Wir lesen also nichts von der häufig unterstellten Abschaffung des Staates. Totalitäre Ordnungen sind Neoliberalen zufolge solche, die ökonomische Freiheit beschränken. Hayek legte großen Wert auf den Unterschied zwischen autoritären Staaten, die ökonomische Freiheit sichern, und totalitären Staaten, die sie beschränken. Viele Neoliberale sind keine lupenreinen Demokraten. Neoliberale wollen ferner einen Rechtsstaat und soziale Mindeststandards ...

... die aber eingeschränkt werden sollen.

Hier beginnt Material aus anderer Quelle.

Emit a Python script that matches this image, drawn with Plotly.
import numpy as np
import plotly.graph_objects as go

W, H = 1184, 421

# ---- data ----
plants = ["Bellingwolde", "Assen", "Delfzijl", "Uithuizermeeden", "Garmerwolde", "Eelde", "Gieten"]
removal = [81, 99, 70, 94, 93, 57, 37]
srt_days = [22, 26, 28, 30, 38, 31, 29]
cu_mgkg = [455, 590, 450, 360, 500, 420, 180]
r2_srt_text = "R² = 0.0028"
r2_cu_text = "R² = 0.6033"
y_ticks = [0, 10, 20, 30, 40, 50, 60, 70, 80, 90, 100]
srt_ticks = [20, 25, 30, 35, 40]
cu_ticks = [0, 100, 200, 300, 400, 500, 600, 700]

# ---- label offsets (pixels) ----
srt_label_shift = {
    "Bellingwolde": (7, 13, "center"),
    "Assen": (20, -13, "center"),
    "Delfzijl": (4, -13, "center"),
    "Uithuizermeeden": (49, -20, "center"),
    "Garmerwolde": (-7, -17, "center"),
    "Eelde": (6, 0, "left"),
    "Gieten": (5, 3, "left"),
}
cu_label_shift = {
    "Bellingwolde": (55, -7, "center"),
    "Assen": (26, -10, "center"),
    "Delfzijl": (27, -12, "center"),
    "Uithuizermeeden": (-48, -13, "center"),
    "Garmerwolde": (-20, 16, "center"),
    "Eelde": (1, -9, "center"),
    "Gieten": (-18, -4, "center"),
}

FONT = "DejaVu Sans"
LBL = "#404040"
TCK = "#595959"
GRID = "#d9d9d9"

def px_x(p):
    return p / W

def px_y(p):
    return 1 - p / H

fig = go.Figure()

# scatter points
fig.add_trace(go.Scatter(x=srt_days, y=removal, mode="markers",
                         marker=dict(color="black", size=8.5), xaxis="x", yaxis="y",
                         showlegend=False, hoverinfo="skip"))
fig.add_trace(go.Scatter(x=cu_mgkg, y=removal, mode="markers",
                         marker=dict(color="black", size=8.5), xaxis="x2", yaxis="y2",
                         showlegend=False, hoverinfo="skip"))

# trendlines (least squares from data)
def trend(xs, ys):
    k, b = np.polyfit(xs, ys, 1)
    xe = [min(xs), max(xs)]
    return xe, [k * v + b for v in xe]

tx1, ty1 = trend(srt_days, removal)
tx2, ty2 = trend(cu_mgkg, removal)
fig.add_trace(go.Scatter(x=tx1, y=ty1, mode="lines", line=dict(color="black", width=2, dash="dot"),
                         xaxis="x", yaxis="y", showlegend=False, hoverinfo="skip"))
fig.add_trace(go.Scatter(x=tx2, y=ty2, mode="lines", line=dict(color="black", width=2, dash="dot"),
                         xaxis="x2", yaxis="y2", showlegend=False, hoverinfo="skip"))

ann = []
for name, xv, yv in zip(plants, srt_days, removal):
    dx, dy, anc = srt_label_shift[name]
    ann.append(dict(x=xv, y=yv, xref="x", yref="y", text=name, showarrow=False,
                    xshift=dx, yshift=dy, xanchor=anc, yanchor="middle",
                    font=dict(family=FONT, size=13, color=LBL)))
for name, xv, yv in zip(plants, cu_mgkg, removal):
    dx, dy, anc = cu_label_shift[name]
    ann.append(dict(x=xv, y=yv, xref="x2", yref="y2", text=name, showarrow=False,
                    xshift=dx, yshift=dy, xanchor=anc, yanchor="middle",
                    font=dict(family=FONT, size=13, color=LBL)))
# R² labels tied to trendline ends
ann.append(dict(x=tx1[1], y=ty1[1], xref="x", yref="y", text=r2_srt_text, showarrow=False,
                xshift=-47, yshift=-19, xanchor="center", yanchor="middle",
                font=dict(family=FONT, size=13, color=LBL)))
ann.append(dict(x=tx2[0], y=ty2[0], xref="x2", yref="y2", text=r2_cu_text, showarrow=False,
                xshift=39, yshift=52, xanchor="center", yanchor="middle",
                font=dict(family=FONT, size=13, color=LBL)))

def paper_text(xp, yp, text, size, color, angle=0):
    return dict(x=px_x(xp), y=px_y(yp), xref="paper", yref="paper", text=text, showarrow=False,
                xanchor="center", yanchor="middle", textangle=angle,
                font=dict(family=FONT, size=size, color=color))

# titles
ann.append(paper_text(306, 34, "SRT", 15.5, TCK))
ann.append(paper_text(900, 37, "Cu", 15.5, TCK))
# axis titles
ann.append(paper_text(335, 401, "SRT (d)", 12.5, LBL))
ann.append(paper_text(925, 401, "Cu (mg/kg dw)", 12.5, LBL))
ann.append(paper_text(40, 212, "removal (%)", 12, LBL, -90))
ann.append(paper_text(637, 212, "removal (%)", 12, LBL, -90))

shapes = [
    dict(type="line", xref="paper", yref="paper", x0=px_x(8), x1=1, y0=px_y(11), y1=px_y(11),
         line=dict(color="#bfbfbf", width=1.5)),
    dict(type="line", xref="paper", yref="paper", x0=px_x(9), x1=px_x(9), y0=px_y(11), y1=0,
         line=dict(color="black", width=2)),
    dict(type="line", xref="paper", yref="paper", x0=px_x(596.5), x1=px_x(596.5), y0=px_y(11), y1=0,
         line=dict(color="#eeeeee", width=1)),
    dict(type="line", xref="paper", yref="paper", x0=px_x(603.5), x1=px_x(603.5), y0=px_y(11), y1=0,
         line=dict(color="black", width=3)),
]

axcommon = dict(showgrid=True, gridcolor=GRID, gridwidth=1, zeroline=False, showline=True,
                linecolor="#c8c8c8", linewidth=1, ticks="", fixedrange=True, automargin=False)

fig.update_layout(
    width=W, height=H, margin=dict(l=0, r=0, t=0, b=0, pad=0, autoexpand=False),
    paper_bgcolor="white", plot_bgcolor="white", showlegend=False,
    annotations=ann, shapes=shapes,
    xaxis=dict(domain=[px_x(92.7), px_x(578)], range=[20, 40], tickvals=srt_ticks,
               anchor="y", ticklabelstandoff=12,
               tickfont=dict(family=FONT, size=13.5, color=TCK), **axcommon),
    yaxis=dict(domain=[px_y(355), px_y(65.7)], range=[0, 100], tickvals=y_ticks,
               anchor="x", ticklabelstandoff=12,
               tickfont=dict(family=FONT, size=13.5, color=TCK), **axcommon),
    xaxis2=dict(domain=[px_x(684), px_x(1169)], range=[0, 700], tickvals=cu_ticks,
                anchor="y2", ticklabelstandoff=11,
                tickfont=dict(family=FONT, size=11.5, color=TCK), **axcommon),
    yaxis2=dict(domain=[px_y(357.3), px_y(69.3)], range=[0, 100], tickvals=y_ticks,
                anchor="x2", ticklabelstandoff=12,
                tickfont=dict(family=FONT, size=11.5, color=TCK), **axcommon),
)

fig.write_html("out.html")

Dieter Plehwe: So ist es. Die sozialen Mindeststandards sollen ihrer Auffassung nach die private Initiative und das Funktionieren des Marktes nicht beeinträchtigen. Neoliberale kämpften und kämpfen ferner gegen den Missbrauch der Geschichte zur Förderung von ihrer Auffassung nach (ökonomisch) unfreien Gesellschaften, also gegen marxistische und andere historisch-relativierende geschichtliche Entwicklungsideen, und sie setzten sich für die Schaffung einer internationalen Ordnung ein, die Frieden, Freiheit und harmonische ökonomische Beziehungen gewährleisten solle. Auch hier bleibt im Gegensatz zum klassischen Liberalismus festzuhalten, dass es ein Verständnis der Notwendigkeit von institutionellen Arrangements der internationalen marktwirtschaftlichen Ordnung gab, diese also nicht als natürliche Gegebenheit nach dem Motto "Freihandel selbst schafft Frieden" vorausgesetzt wurde.

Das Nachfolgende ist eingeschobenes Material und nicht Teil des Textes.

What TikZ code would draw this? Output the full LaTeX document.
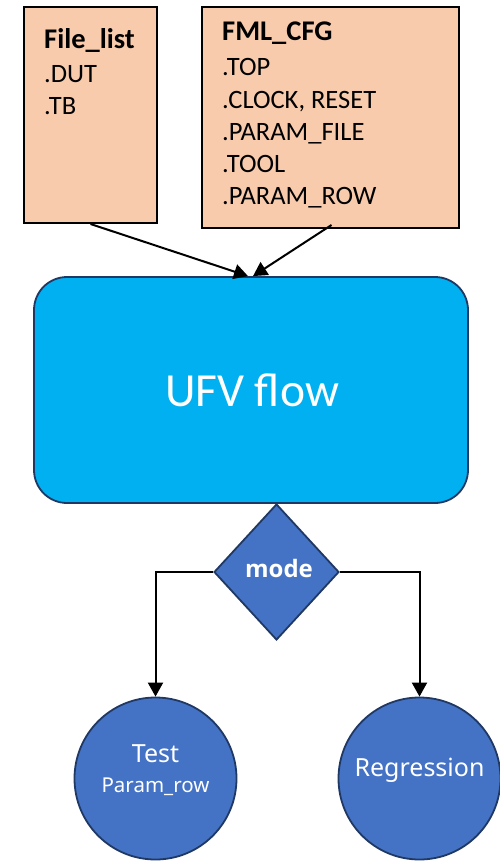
\documentclass[tikz,border=0pt]{standalone}
\usepackage{fontspec}
\setmainfont{Carlito}
\newfontfamily\circfont{Noto Sans}
\newfontfamily\opensansfam{Open Sans}
\usetikzlibrary{shapes.geometric,arrows.meta}
\definecolor{peach}{HTML}{F8CBAD}
\definecolor{cyanbox}{HTML}{00B0F0}
\definecolor{bluefill}{HTML}{4472C4}
\definecolor{navy}{HTML}{203864}
\tikzset{
  filebox/.style={draw=black, line width=2pt, fill=peach, anchor=north west, inner sep=0pt},
  boxtxt/.style={anchor=base west, inner sep=0pt, font=\fontsize{26.5}{30}\selectfont},
  boxtitle/.style={boxtxt, font=\fontsize{28.5}{32}\selectfont\bfseries},
  bluenode/.style={draw=navy, line width=1.8pt, fill=bluefill, inner sep=0pt},
  whitetxt/.style={text=white, inner sep=0pt, anchor=base},
  arr/.style={draw=black, line width=2pt, -{Triangle[length=14pt,width=15pt]}},
}
\begin{document}
\begin{tikzpicture}[x=1pt,y=-1pt]
\useasboundingbox (0,0) rectangle (500,865);
% input boxes
\node[filebox, minimum width=133pt, minimum height=216pt] (fl) at (23,6) {};
\node[filebox, minimum width=257pt, minimum height=221pt] (fc) at (201,6) {};
\node[boxtitle] (flt) at (44,48) {File\_list};
\node[boxtxt] (fl1) at (44,82) {.DUT};
\node[boxtxt] (fl2) at (44,114) {.TB};
\node[boxtitle] (fct) at (222,40) {FML\_CFG};
\node[boxtxt] (fc1) at (222,75) {.TOP};
\node[boxtxt] (fc2) at (222,108) {.CLOCK, RESET};
\node[boxtxt] (fc3) at (222,140) {.PARAM\_FILE};
\node[boxtxt] (fc4) at (222,172) {.TOOL};
\node[boxtxt] (fc5) at (222,204) {.PARAM\_ROW};
% main flow
\node[draw=navy, line width=1.8pt, fill=cyanbox, rounded corners=33pt,
      minimum width=434pt, minimum height=226pt, inner sep=0pt] (ufv) at (251,390) {};
\node[whitetxt, font=\fontsize{47.5}{52}\selectfont] (ufvt) at (252,406) {UFV flow};
\draw[arr] (fl.south) -- ([xshift=-3pt]ufv.north);
\draw[arr] ([xshift=1pt,yshift=4pt]fc.south) -- ([xshift=2pt]ufv.north);
% decision
\node[bluenode, diamond, minimum width=125pt, minimum height=136pt] (mode) at (276.5,572) {};
\node[whitetxt, font=\opensansfam\fontsize{24}{28}\selectfont\bfseries] (modet) at (279,577) {mode};
% results
\node[bluenode, circle, minimum size=162pt] (test) at (155.5,778.5) {};
\node[bluenode, circle, minimum size=162pt] (reg) at (419.5,778.5) {};
\node[whitetxt, font=\circfont\fontsize{25}{30}\selectfont] (testt) at (155.5,762) {Test};
\node[whitetxt, font=\circfont\fontsize{20.5}{24}\selectfont] (testp) at (155.5,792) {Param\_row};
\node[whitetxt, font=\circfont\fontsize{25}{30}\selectfont] (regt) at (419.5,776) {Regression};
\draw[arr] (mode.west) -| (test.north);
\draw[arr] (mode.east) -| (reg.north);
\end{tikzpicture}
\end{document}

Gut, aber das sind ja alles erstmal recht allgemein Ziele.

Dieter Plehwe: Durch sie werden zunächst einmal akademische Forschung und Elitendiskurse in und zwischen verschiedenen Disziplinen und Professionen angeleitet. Konkretere Ziele wurden von einzelnen Mitgliedern oder Gruppen in ihren Kontexten häufig im Rahmen von weiteren Organisationen und Think Tanks bestimmt.

Haben Sie ein Beispiel?

Dieter Plehwe: In den 1950er Jahren in Deutschland wurde die Aktionsgemeinschaft für eine soziale Marktwirtschaft gegründet mit starker Beteiligung von Mont-Pèlerin -Mitgliedern, die Erhard gegen Sozialdemokraten und den christlichen Arbeitnehmerflügel der CDU/CSU unterstützen sollte. Das Zusammenwirken von solchen Organisationen und der Mont-Pèlerin-Gesellschaft rückt gerade erst ins Zentrum der Aufmerksamkeit der historischen und sozialwissenschaftlichen Forschung.

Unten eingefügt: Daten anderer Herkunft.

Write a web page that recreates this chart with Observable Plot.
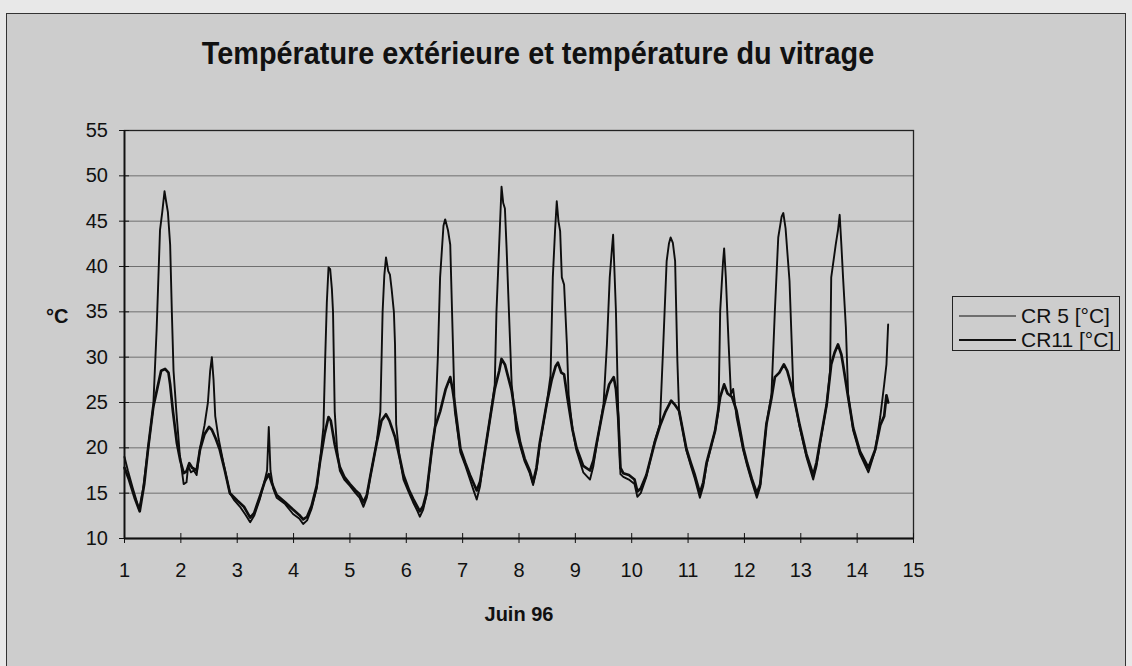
<!DOCTYPE html>
<html><head><meta charset="utf-8">
<script src="https://cdn.jsdelivr.net/npm/d3@7"></script>
<script src="https://cdn.jsdelivr.net/npm/@observablehq/plot@0.6"></script>
<style>
html,body{margin:0;padding:0;background:#e8e8e8;}
#wrap{position:relative;width:1132px;height:666px;overflow:hidden;font-family:"Liberation Sans",Arial,sans-serif;color:#111;}
#panel{position:absolute;left:6px;top:13px;width:1120px;height:720px;background:#cdcdcd;border:1.5px solid #333;box-sizing:border-box;}
#title{position:absolute;left:0;width:1076px;top:36px;text-align:center;font-weight:bold;font-size:31px;white-space:nowrap;transform:scaleX(0.93);transform-origin:538px 0;}
#ylab{position:absolute;left:46px;top:305px;font-weight:bold;font-size:20px;}
#xlab{position:absolute;left:419px;width:200px;top:603px;text-align:center;font-weight:bold;font-size:20px;}
#chart{position:absolute;left:0;top:0;}
#legend{position:absolute;left:952px;top:296px;width:168px;height:55px;border:1px solid #222;box-sizing:border-box;}
</style></head>
<body><div id="wrap"><div id="panel"></div><div id="chart"></div>
<div id="title">Température extérieure et température du vitrage</div>
<div id="ylab">°C</div><div id="xlab">Juin 96</div>
<div id="legend"></div></div>
<script>
const seriesNames = ["CR 5 [°C]", "CR11 [°C]"];
const xTicks = [1,2,3,4,5,6,7,8,9,10,11,12,13,14,15];
const yTicks = [10,15,20,25,30,35,40,45,50,55];
// [day of June 96, temperature °C]
const cr5Readings = [[1.00,19.0],[1.06,17.5],[1.15,15.5],[1.26,13.2],[1.33,15.5],[1.42,20],[1.51,24.5],[1.57,33],[1.63,44],[1.67,46],[1.71,48.3],[1.73,47.5],[1.77,46],[1.81,42.4],[1.84,35],[1.87,28.5],[1.92,24],[1.98,19.3],[2.05,16.0],[2.10,16.2],[2.13,18.0],[2.18,17.3],[2.23,17.5],[2.28,17.0],[2.34,20.0],[2.42,22.5],[2.48,25.0],[2.52,28.5],[2.55,30],[2.58,27.5],[2.61,23.5],[2.67,21.0],[2.75,18.5],[2.87,15.0],[2.95,14.2],[3.05,13.5],[3.15,12.6],[3.23,11.8],[3.30,12.5],[3.40,14.3],[3.48,16.2],[3.53,17.5],[3.56,22.3],[3.59,17.5],[3.64,15.5],[3.70,14.5],[3.85,13.8],[3.99,12.7],[4.10,12.2],[4.17,11.6],[4.24,12.0],[4.32,13.3],[4.41,15.5],[4.47,18.6],[4.53,22.3],[4.56,29.6],[4.59,36],[4.62,39.9],[4.65,39.7],[4.68,37.5],[4.70,35],[4.73,24],[4.77,20],[4.82,17.5],[4.90,16.5],[5.00,15.8],[5.10,15.0],[5.17,14.5],[5.24,13.5],[5.30,14.5],[5.36,16.8],[5.47,20.4],[5.54,24],[5.58,35],[5.61,39],[5.64,41.0],[5.68,39.5],[5.71,39.1],[5.74,37.5],[5.78,35],[5.80,31.4],[5.82,22.6],[5.88,19],[5.95,16.5],[6.05,15],[6.12,14.0],[6.20,13.0],[6.24,12.4],[6.30,13.2],[6.36,14.8],[6.45,19.7],[6.51,22.3],[6.56,30],[6.60,38.8],[6.66,44.5],[6.69,45.2],[6.74,44],[6.78,42.4],[6.82,33.2],[6.86,24.1],[6.96,19.5],[7.05,18.0],[7.13,16.5],[7.20,15.2],[7.25,14.3],[7.31,15.8],[7.37,18.6],[7.49,23.4],[7.57,27],[7.60,35],[7.66,44.2],[7.69,48.8],[7.72,47],[7.75,46.4],[7.78,42],[7.81,36.9],[7.87,27],[7.95,22],[8.02,20.2],[8.10,18.5],[8.19,17.2],[8.25,15.9],[8.31,17.5],[8.37,20.4],[8.49,24.8],[8.56,28],[8.60,38.8],[8.64,44],[8.67,47.2],[8.70,45],[8.73,43.9],[8.76,38.8],[8.80,38],[8.85,31.4],[8.88,25.9],[8.95,22],[9.02,19.7],[9.14,17.3],[9.26,16.5],[9.32,18],[9.38,20.4],[9.50,24.8],[9.56,31.4],[9.61,38.8],[9.65,42],[9.67,43.5],[9.72,35.1],[9.76,24.1],[9.80,17.1],[9.85,16.8],[9.95,16.5],[10.05,16.0],[10.10,14.6],[10.16,15.0],[10.26,16.8],[10.41,20.8],[10.50,22.6],[10.56,31.4],[10.62,40.6],[10.66,42.5],[10.69,43.2],[10.73,42.6],[10.77,40.6],[10.81,29.6],[10.84,24.1],[10.97,19.7],[11.05,18],[11.12,16.6],[11.21,14.5],[11.27,15.8],[11.33,18.2],[11.48,21.9],[11.54,24.1],[11.57,35.1],[11.62,40.5],[11.64,42],[11.67,38.8],[11.72,31.4],[11.76,25.9],[11.80,26.5],[11.86,23.4],[11.98,19.7],[12.05,18],[12.13,16.3],[12.22,14.5],[12.28,15.7],[12.39,22.6],[12.48,25.9],[12.54,35.1],[12.60,43.2],[12.66,45.5],[12.69,45.9],[12.73,44.2],[12.80,38.4],[12.84,31.4],[12.87,25.9],[12.98,22.3],[13.10,19],[13.22,16.5],[13.28,18],[13.34,20.4],[13.46,24.8],[13.52,28.5],[13.54,38.8],[13.62,42.4],[13.66,44],[13.69,45.7],[13.72,42.4],[13.75,38.8],[13.80,33.3],[13.84,25.9],[13.93,21.9],[14.05,19.3],[14.20,17.3],[14.32,19.7],[14.41,23.4],[14.48,27],[14.52,29.2],[14.55,33.6]];
const cr11Readings = [[1.00,17.8],[1.08,16.5],[1.18,14.5],[1.27,13.0],[1.35,16],[1.42,20],[1.51,24.5],[1.58,26.5],[1.65,28.5],[1.72,28.7],[1.78,28.3],[1.81,27],[1.86,24],[1.93,20.5],[1.99,18.6],[2.05,17.2],[2.10,17.4],[2.15,18.3],[2.20,17.8],[2.28,17.5],[2.34,19.8],[2.42,21.5],[2.50,22.3],[2.55,22.0],[2.62,21.0],[2.69,19.8],[2.78,17.5],[2.87,15],[3.00,14.2],[3.12,13.5],[3.23,12.3],[3.30,12.8],[3.40,14.6],[3.49,16.3],[3.56,17.1],[3.62,16],[3.70,14.8],[3.85,14],[3.99,13.2],[4.10,12.6],[4.17,12.1],[4.24,12.4],[4.32,13.6],[4.41,15.8],[4.47,18.5],[4.55,21.5],[4.62,23.4],[4.66,23],[4.73,20.4],[4.82,17.9],[4.90,16.8],[5.00,16],[5.10,15.3],[5.17,14.9],[5.24,14],[5.30,14.8],[5.36,16.8],[5.47,20.4],[5.56,23],[5.64,23.7],[5.70,23],[5.80,21.2],[5.88,19],[5.95,17],[6.05,15.3],[6.12,14.4],[6.24,13.0],[6.30,13.6],[6.36,15],[6.45,19.7],[6.51,22.3],[6.60,24],[6.70,26.5],[6.78,27.8],[6.82,26.5],[6.86,24.8],[6.96,19.9],[7.05,18.3],[7.13,17],[7.25,15.3],[7.31,16.3],[7.37,18.6],[7.49,23.4],[7.57,26.5],[7.65,28.5],[7.69,29.8],[7.75,29.2],[7.80,28],[7.87,26.3],[7.95,23],[8.02,20.6],[8.10,18.8],[8.19,17.5],[8.25,16.2],[8.31,17.8],[8.37,20.6],[8.49,24.8],[8.58,27.5],[8.65,29],[8.69,29.4],[8.75,28.3],[8.80,28.1],[8.86,25.5],[8.95,22],[9.02,20],[9.14,18],[9.26,17.5],[9.32,18.6],[9.38,20.6],[9.50,24.5],[9.60,27],[9.68,27.8],[9.72,26.5],[9.76,23.4],[9.80,17.8],[9.85,17.2],[9.95,17],[10.05,16.5],[10.10,15.2],[10.16,15.5],[10.26,17],[10.41,20.6],[10.50,22.4],[10.60,24],[10.70,25.2],[10.76,24.8],[10.84,24.1],[10.97,19.9],[11.05,18.3],[11.12,17],[11.21,15],[11.27,16.2],[11.33,18.4],[11.48,21.9],[11.57,25.6],[11.64,27],[11.70,26],[11.78,25.6],[11.86,24.1],[11.98,20],[12.05,18.3],[12.13,16.6],[12.22,15],[12.28,16],[12.39,22.6],[12.48,25.5],[12.54,27.8],[12.62,28.3],[12.70,29.2],[12.76,28.5],[12.84,26.7],[12.98,22.5],[13.10,19.3],[13.22,17],[13.28,18.4],[13.34,20.6],[13.46,24.8],[13.54,29.2],[13.60,30.5],[13.66,31.4],[13.72,30.3],[13.75,29.2],[13.84,25.6],[13.93,22.2],[14.05,19.6],[14.20,17.8],[14.32,19.8],[14.41,22.5],[14.48,23.5],[14.52,25.8],[14.55,25.0]];

const rows = [
  ...cr5Readings.map(([day, temp]) => ({day, temp, series: seriesNames[0]})),
  ...cr11Readings.map(([day, temp]) => ({day, temp, series: seriesNames[1]}))
];
const widths = {[seriesNames[0]]: 1.9, [seriesNames[1]]: 2.7};

const chart = Plot.plot({
  width: 1132, height: 666,
  marginLeft: 124, marginRight: 219, marginTop: 130, marginBottom: 128,
  style: {background: "transparent", fontFamily: "'Liberation Sans', Arial, sans-serif", fontSize: "20px", color: "#111"},
  x: {domain: [1, 15]},
  y: {domain: [10, 55]},
  marks: [
    Plot.gridY(yTicks.slice(1, -1), {stroke: "#6f6f6f", strokeOpacity: 1, strokeWidth: 1}),
    Plot.frame({stroke: "#222", strokeWidth: 1.3}),
    ...seriesNames.map(s => Plot.line(rows.filter(r => r.series === s), {x: "day", y: "temp", stroke: "#0d0d0d", strokeWidth: widths[s], strokeLinejoin: "round"})),
    Plot.axisY({ticks: yTicks, tickSize: 10, dx: 5, tickPadding: 11.5, label: null, tickFormat: d => d, stroke: "#111"}),
    Plot.axisX({ticks: xTicks, tickSize: 10, dy: -5, tickPadding: 19, label: null, tickFormat: d => d, stroke: "#111"}),
    Plot.ruleY([10], {stroke: "#111", strokeWidth: 1.8}),
    Plot.ruleX([1], {stroke: "#111", strokeWidth: 1.8})
  ]
});
document.getElementById("chart").appendChild(chart);

// legend
const leg = d3.select("#legend").append("svg").attr("width", 166).attr("height", 53);
seriesNames.forEach((s, i) => {
  const y = 19 + i * 24;
  leg.append("line").attr("x1", 6).attr("x2", 63).attr("y1", y).attr("y2", y)
    .attr("stroke", "#111").attr("stroke-width", i === 0 ? 1.2 : 2.2);
  leg.append("text").attr("x", 68).attr("y", y).attr("dy", "0.35em")
    .attr("font-family", "'Liberation Sans', Arial, sans-serif").attr("font-size", 21).attr("fill", "#111").text(s);
});
</script></body></html>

Generell kann aber gesagt werden, dass die allgemeineren Ziele der Mont-Pèlerin-Gesellschaft einen großen Einfluss zum Beispiel auf die Entwicklung von politischen Konzepten etwa der Privatisierung und Liberalisierung hatte, die seit den 1980er Jahren in vielen Ländern eine große Rolle spielen. Bekannt sind auch neoliberale Pläne für Steuerreformen wie die flat tax von Alvin Rabushka oder - abgesehen vom Monetarismus im Allgemeinen - spezielle geldpolitische Instrumente wie das currency board zur Koppelung schwacher Währungen an starke Währungen.

Außerdem ist es beeindruckend, wie viele Mont-Pèlerin-Mitglieder an der Arbeit von Think Tanks in verschiedenen Ländern beteiligt sind. In Sachen organisierter Internationalismus hat der Neoliberalismus den Kommunismus und die Sozialdemokratie längst abgehängt.